But Trout excelled in the kind of numbers that a few years ago weren’t even considered, mostly because A) They were impossible to measure, and B) Nobody gave a hoot.
Today, every stat matters. There is no end to the appetite for categories—from OBP to OPS to WAR. I mean, OMG! The number of triples hit while wearing a certain-colored underwear is probably being measured as we speak.
So in areas such as “how many Cabrera home runs would have gone out in Angel Stadium of Anaheim” or “batting average when leading off an inning” or “Win Probability Added,” Trout had the edge. At least this is what we were told.
I mean, did you do the math? I didn’t. I like to actually see the sun once in a while.

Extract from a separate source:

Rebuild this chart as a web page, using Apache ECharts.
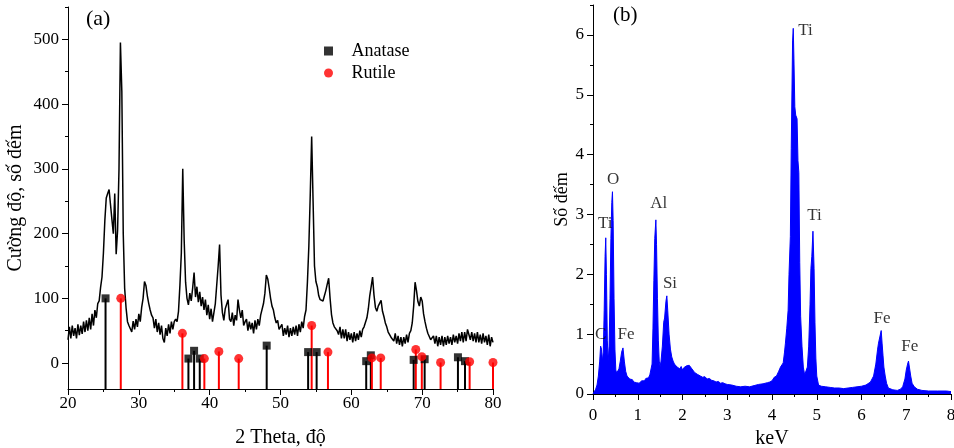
<!DOCTYPE html>
<html>
<head>
<meta charset="utf-8">
<script src="https://cdn.jsdelivr.net/npm/echarts@6/dist/echarts.min.js"></script>
<style>
  html, body { margin: 0; padding: 0; background: #fff; }
  #chart { width: 954px; height: 448px; }
</style>
</head>
<body>
<div id="chart"></div>
<script>
// (a) XRD: cường độ đo từ 20° tới 80°, bước 0.2°
const xrdStart = 20;
const xrdStep = 0.2;
const xrdValues = [
  36, 56, 38, 58, 42,   54, 38, 60, 43, 58,   45, 64, 48, 66, 50,   70, 52, 76, 58, 82,
  70, 92, 96, 117, 133, 170, 220, 255, 262, 268, 245, 222, 200, 262, 168, 205, 300, 495, 420, 200,
  115, 85, 64, 58, 60,  48, 65, 52, 68, 56,   76, 64, 86, 100, 126, 120, 104, 92, 82, 74,
  70, 54, 68, 48, 62,   44, 58, 38, 32, 54,   42, 60, 46, 64, 52,   64, 68, 64, 80, 120,
  170, 300, 190, 125, 100, 90, 108, 96, 116, 140, 102, 118, 94, 110, 88, 102, 82, 98, 74, 90,
  68, 84, 64, 78, 92,   95, 150, 183, 105, 78, 66, 84, 84, 98, 68,   64, 78, 58, 74, 66,
  98, 82, 70, 82, 58,   64, 68, 50, 64, 52,   62, 46, 66, 52, 68,   58, 74, 74, 92, 108,
  136, 130, 116, 100, 88, 82, 70, 62, 66, 52, 52, 60, 42, 54, 44,   58, 40, 54, 42, 56,
  44, 58, 42, 60, 48,   64, 54, 72, 82, 125,  180, 260, 350, 250, 150, 126, 118, 104, 98, 100,
  96, 104, 112, 122, 131, 100, 75, 62, 56, 56, 50, 44, 56, 38, 52,  38, 52, 34, 48, 36,
  46, 32, 48, 34, 46,   36, 50, 40, 52, 56,   58, 70, 84, 104, 118, 133, 105, 86, 80, 88,
  88, 97, 80, 72, 62,   56, 48, 46, 40, 42,   34, 46, 30, 42, 28,   40, 26, 40, 30, 44,
  32, 46, 50, 62, 88,   125, 112, 95, 88, 102, 96, 76, 64, 54, 46,  48, 36, 38, 42, 30,
  42, 26, 40, 28, 42,   26, 40, 28, 42, 30,   40, 28, 44, 32, 42,   30, 46, 34, 48, 32,
  48, 34, 52, 54, 36,   48, 34, 46, 32, 48,   32, 44, 30, 46, 32,   42, 28, 44, 26, 40,
  32
];

// vạch chuẩn
const anataseAngles = [25.3, 37.0, 37.8, 38.6, 48.05, 53.9, 55.1, 62.1, 62.75, 68.8, 70.35, 75.05, 76.05];
const anataseValues = [100, 7, 19, 7, 27, 17, 17, 3, 12, 5, 6, 9, 3];
const rutileAngles = [27.45, 36.15, 39.25, 41.3, 44.1, 54.4, 56.7, 62.9, 64.15, 69.1, 69.95, 72.6, 76.7, 80.0];
const rutileValues = [100, 46, 7, 18, 7, 58, 17, 8, 8, 21, 10, 1, 2, 1];

// (b) EDS: [keV, số đếm]
const edsPoints = [
  [0, 0], [0.03, 0.02], [0.06, 0.08], [0.09, 0.15], [0.12, 0.3], [0.15, 0.55], [0.17, 0.8], [0.19, 0.75],
  [0.21, 0.55], [0.23, 0.7], [0.25, 1.4], [0.27, 2.3], [0.285, 2.61], [0.3, 2.0], [0.32, 0.9], [0.34, 0.55],
  [0.36, 0.8], [0.38, 1.6], [0.4, 2.6], [0.42, 3.2], [0.435, 3.38], [0.45, 2.9], [0.47, 1.6], [0.49, 0.75],
  [0.51, 0.4], [0.53, 0.35], [0.55, 0.38], [0.58, 0.42], [0.61, 0.55], [0.64, 0.7], [0.67, 0.77], [0.7, 0.55],
  [0.73, 0.38], [0.76, 0.3], [0.79, 0.27], [0.82, 0.25], [0.85, 0.22], [0.88, 0.24], [0.91, 0.2], [0.94, 0.22],
  [0.97, 0.19], [1.0, 0.21], [1.03, 0.18], [1.06, 0.2], [1.09, 0.22], [1.12, 0.24], [1.15, 0.22], [1.18, 0.26],
  [1.21, 0.28], [1.24, 0.27], [1.27, 0.32], [1.3, 0.35], [1.32, 0.5], [1.34, 1.1], [1.36, 1.9], [1.38, 2.6],
  [1.405, 2.91], [1.42, 2.5], [1.44, 1.6], [1.46, 0.9], [1.48, 0.55], [1.5, 0.46], [1.52, 0.55], [1.55, 0.8],
  [1.58, 1.2], [1.6, 1.27], [1.63, 1.55], [1.65, 1.64], [1.67, 1.4], [1.7, 1.0], [1.73, 0.75], [1.76, 0.62],
  [1.79, 0.55], [1.82, 0.5], [1.85, 0.52], [1.88, 0.45], [1.91, 0.48], [1.94, 0.42], [1.97, 0.46], [2.0, 0.4],
  [2.03, 0.44], [2.06, 0.42], [2.09, 0.47], [2.12, 0.45], [2.15, 0.48], [2.18, 0.46], [2.21, 0.42], [2.24, 0.4],
  [2.27, 0.36], [2.3, 0.38], [2.33, 0.33], [2.36, 0.35], [2.4, 0.3], [2.45, 0.28], [2.5, 0.29], [2.55, 0.25],
  [2.6, 0.26], [2.65, 0.23], [2.7, 0.22], [2.75, 0.2], [2.8, 0.21], [2.85, 0.18], [2.9, 0.19], [2.95, 0.17],
  [3.0, 0.16], [3.1, 0.15], [3.2, 0.13], [3.3, 0.12], [3.4, 0.13], [3.5, 0.12], [3.6, 0.14], [3.7, 0.16],
  [3.8, 0.17], [3.9, 0.19], [3.95, 0.2], [4.0, 0.22], [4.05, 0.28], [4.1, 0.3], [4.15, 0.38], [4.19, 0.45],
  [4.22, 0.48], [4.25, 0.52], [4.28, 0.7], [4.3, 0.85], [4.33, 1.1], [4.36, 1.4], [4.38, 2.0], [4.41, 2.63],
  [4.43, 4.1], [4.46, 5.9], [4.475, 6.11], [4.49, 5.6], [4.51, 4.8], [4.53, 4.66], [4.56, 4.6], [4.58, 3.9],
  [4.6, 3.7], [4.62, 2.2], [4.64, 1.3], [4.67, 0.8], [4.7, 0.45], [4.73, 0.32], [4.76, 0.3], [4.79, 0.45],
  [4.82, 0.8], [4.85, 1.5], [4.87, 2.1], [4.89, 2.3], [4.915, 2.72], [4.94, 2.1], [4.96, 1.2], [4.98, 0.6],
  [5.0, 0.3], [5.04, 0.15], [5.1, 0.13], [5.2, 0.12], [5.3, 0.11], [5.4, 0.1], [5.5, 0.1], [5.6, 0.09],
  [5.7, 0.1], [5.8, 0.11], [5.9, 0.12], [6.0, 0.13], [6.1, 0.15], [6.2, 0.2], [6.27, 0.3], [6.32, 0.5],
  [6.36, 0.75], [6.38, 0.85], [6.41, 0.88], [6.44, 1.06], [6.46, 0.85], [6.48, 0.65], [6.5, 0.45], [6.53, 0.3],
  [6.56, 0.18], [6.6, 0.1], [6.7, 0.07], [6.8, 0.06], [6.87, 0.08], [6.92, 0.12], [6.97, 0.25], [7.0, 0.4],
  [7.03, 0.5], [7.05, 0.55], [7.07, 0.45], [7.1, 0.3], [7.13, 0.18], [7.18, 0.12], [7.25, 0.08], [7.35, 0.06],
  [7.5, 0.05], [7.7, 0.05], [7.9, 0.05], [8.0, 0.04]
];

// nhãn nguyên tố trên phổ EDS
const edsLabels = ['C', 'Ti', 'O', 'Fe', 'Al', 'Si', 'Ti', 'Ti', 'Fe', 'Fe'];
const edsLabelPos = [[0.17, 1.0], [0.275, 2.85], [0.45, 3.58], [0.74, 1.0], [1.47, 3.19],
  [1.72, 1.85], [4.75, 6.07], [4.95, 2.98], [6.46, 1.26], [7.08, 0.8]];

const yTicksA = [0, 100, 200, 300, 400, 500];
const yMinorA = [50, 150, 250, 350, 450, 550];
const yTicksB = [0, 1, 2, 3, 4, 5, 6];
const yMinorB = [0.5, 1.5, 2.5, 3.5, 4.5, 5.5, 6.5];

const FONT = 'Liberation Serif';
const Y_MIN_A = -40;

const xrdData = xrdValues.map((v, i) => [+(xrdStart + i * xrdStep).toFixed(1), v]);

function stemRenderer(color) {
    return function (params, api) {
        const top = api.coord([api.value(0), api.value(1)]);
        const base = api.coord([api.value(0), Y_MIN_A]);
        return {
            type: 'line',
            shape: { x1: top[0], y1: top[1], x2: base[0], y2: base[1] },
            style: { stroke: color, lineWidth: 2 }
        };
    };
}

function axisStyle(extra) {
    return Object.assign({
        type: 'value',
        splitLine: { show: false },
        axisLine: { show: true, onZero: false, lineStyle: { color: '#000', width: 1 } },
        axisTick: { show: true, length: 6, lineStyle: { color: '#000' } },
        axisLabel: { color: '#000', fontSize: 17, fontFamily: FONT },
        nameTextStyle: { color: '#000', fontSize: 20, fontFamily: FONT }
    }, extra);
}

const chart = echarts.init(document.getElementById('chart'));
const option = {
    animation: false,
    backgroundColor: '#fff',
    title: [
        { text: '(a)', left: 86, top: 8, padding: 0, textStyle: { fontFamily: FONT, fontSize: 22, fontWeight: 'normal', color: '#000' } },
        { text: '(b)', left: 613, top: 5, padding: 0, textStyle: { fontFamily: FONT, fontSize: 21, fontWeight: 'normal', color: '#000' } }
    ],
    legend: {
        left: 319, top: 37, orient: 'vertical', itemGap: 4,
        itemWidth: 9, itemHeight: 9,
        formatter: name => '   ' + name,
        textStyle: { fontFamily: FONT, fontSize: 18, color: '#000' },
        data: [{ name: 'Anatase', icon: 'rect' }, { name: 'Rutile', icon: 'circle' }]
    },
    grid: [
        { left: 68, top: 7, width: 425, height: 382, outerBoundsMode: 'none' },
        { left: 593, top: 5, width: 358, height: 389, outerBoundsMode: 'none' }
    ],
    xAxis: [
        axisStyle({
            gridIndex: 0, min: 20, max: 80, interval: 10,
            name: '2 Theta, độ', nameLocation: 'middle', nameGap: 39,
            axisLabel: { color: '#000', fontSize: 17, fontFamily: FONT, margin: 6 },
            minorTick: { show: true, splitNumber: 2, length: 3, lineStyle: { color: '#000' } }
        }),
        axisStyle({
            gridIndex: 1, min: 0, max: 8, interval: 1,
            name: 'keV', nameLocation: 'middle', nameGap: 21,
            axisLabel: { color: '#000', fontSize: 17, fontFamily: FONT, margin: 13 },
            minorTick: { show: true, splitNumber: 2, length: 3, lineStyle: { color: '#000' } }
        })
    ],
    yAxis: [
        axisStyle({
            gridIndex: 0, position: 'left', min: Y_MIN_A, max: 550,
            name: 'Cường độ, số đếm', nameLocation: 'middle', nameGap: 42,
            axisTick: { show: true, length: 6, customValues: yTicksA, lineStyle: { color: '#000' } },
            axisLabel: { color: '#000', fontSize: 17, fontFamily: FONT, margin: 9, customValues: yTicksA }
        }),
        axisStyle({
            gridIndex: 0, position: 'left', min: Y_MIN_A, max: 550,
            axisLine: { show: false, onZero: false },
            axisLabel: { show: false },
            axisTick: { show: true, length: 3, customValues: yMinorA, lineStyle: { color: '#000' } }
        }),
        axisStyle({
            gridIndex: 1, position: 'left', min: 0, max: 6.5,
            name: 'Số đếm', nameLocation: 'middle', nameGap: 22,
            nameTextStyle: { color: '#000', fontSize: 18, fontFamily: FONT },
            axisTick: { show: true, length: 6, customValues: yTicksB, lineStyle: { color: '#000' } },
            axisLabel: { color: '#000', fontSize: 17, fontFamily: FONT, margin: 9, customValues: yTicksB }
        }),
        axisStyle({
            gridIndex: 1, position: 'left', min: 0, max: 6.5,
            axisLine: { show: false, onZero: false },
            axisLabel: { show: false },
            axisTick: { show: true, length: 3, customValues: yMinorB, lineStyle: { color: '#000' } }
        })
    ],
    series: [
        {
            type: 'line', name: 'XRD', xAxisIndex: 0, yAxisIndex: 0,
            data: xrdData, showSymbol: false, symbol: 'none', sampling: null,
            lineStyle: { color: '#000', width: 1.5 }, z: 2, silent: true
        },
        {
            type: 'custom', name: 'Anatase vạch', xAxisIndex: 0, yAxisIndex: 0,
            renderItem: stemRenderer('#000'),
            data: anataseAngles.map((a, i) => [a, anataseValues[i]]), z: 3
        },
        {
            type: 'custom', name: 'Rutile vạch', xAxisIndex: 0, yAxisIndex: 0,
            renderItem: stemRenderer('#ff0000'),
            data: rutileAngles.map((a, i) => [a, rutileValues[i]]), z: 3
        },
        {
            type: 'scatter', name: 'Anatase', xAxisIndex: 0, yAxisIndex: 0,
            symbol: 'rect', symbolSize: 8, itemStyle: { color: '#000' },
            data: anataseAngles.map((a, i) => [a, anataseValues[i]]), z: 4
        },
        {
            type: 'scatter', name: 'Rutile', xAxisIndex: 0, yAxisIndex: 0,
            symbol: 'circle', symbolSize: 9, itemStyle: { color: '#ff0000' },
            data: rutileAngles.map((a, i) => [a, rutileValues[i]]), z: 4
        },
        {
            type: 'line', name: 'EDS', xAxisIndex: 1, yAxisIndex: 2,
            data: edsPoints, showSymbol: false, symbol: 'none',
            lineStyle: { color: '#0000ff', width: 1 },
            areaStyle: { color: '#0000ff', opacity: 1 }, silent: true
        },
        {
            type: 'scatter', name: 'nhãn', xAxisIndex: 1, yAxisIndex: 2,
            symbolSize: 0, silent: true,
            data: edsLabelPos.map((p, i) => ({ value: p, name: edsLabels[i] })),
            label: {
                show: true, position: 'inside', formatter: '{b}',
                fontFamily: FONT, fontSize: 17, color: '#000'
            }, z: 5
        }
    ]
};
chart.setOption(option);
</script>
</body>
</html>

...Which, by the way, speaks to a larger issue about baseball. It is simply being saturated with situational statistics. What other sport keeps coming up with new categories to watch the same game? A box score now reads like an annual report. And this WAR statistic—which measures the number of wins a player gives his team versus a replacement player of minor league/bench talent (honestly, who comes up with this stuff?)—is another way of declaring, “Nerds win!”
We need to slow down the shoveling of raw data into the “what can we come up with next?” machine. It is actually creating a divide between those who like to watch the game of baseball and those who want to reduce it to binary code.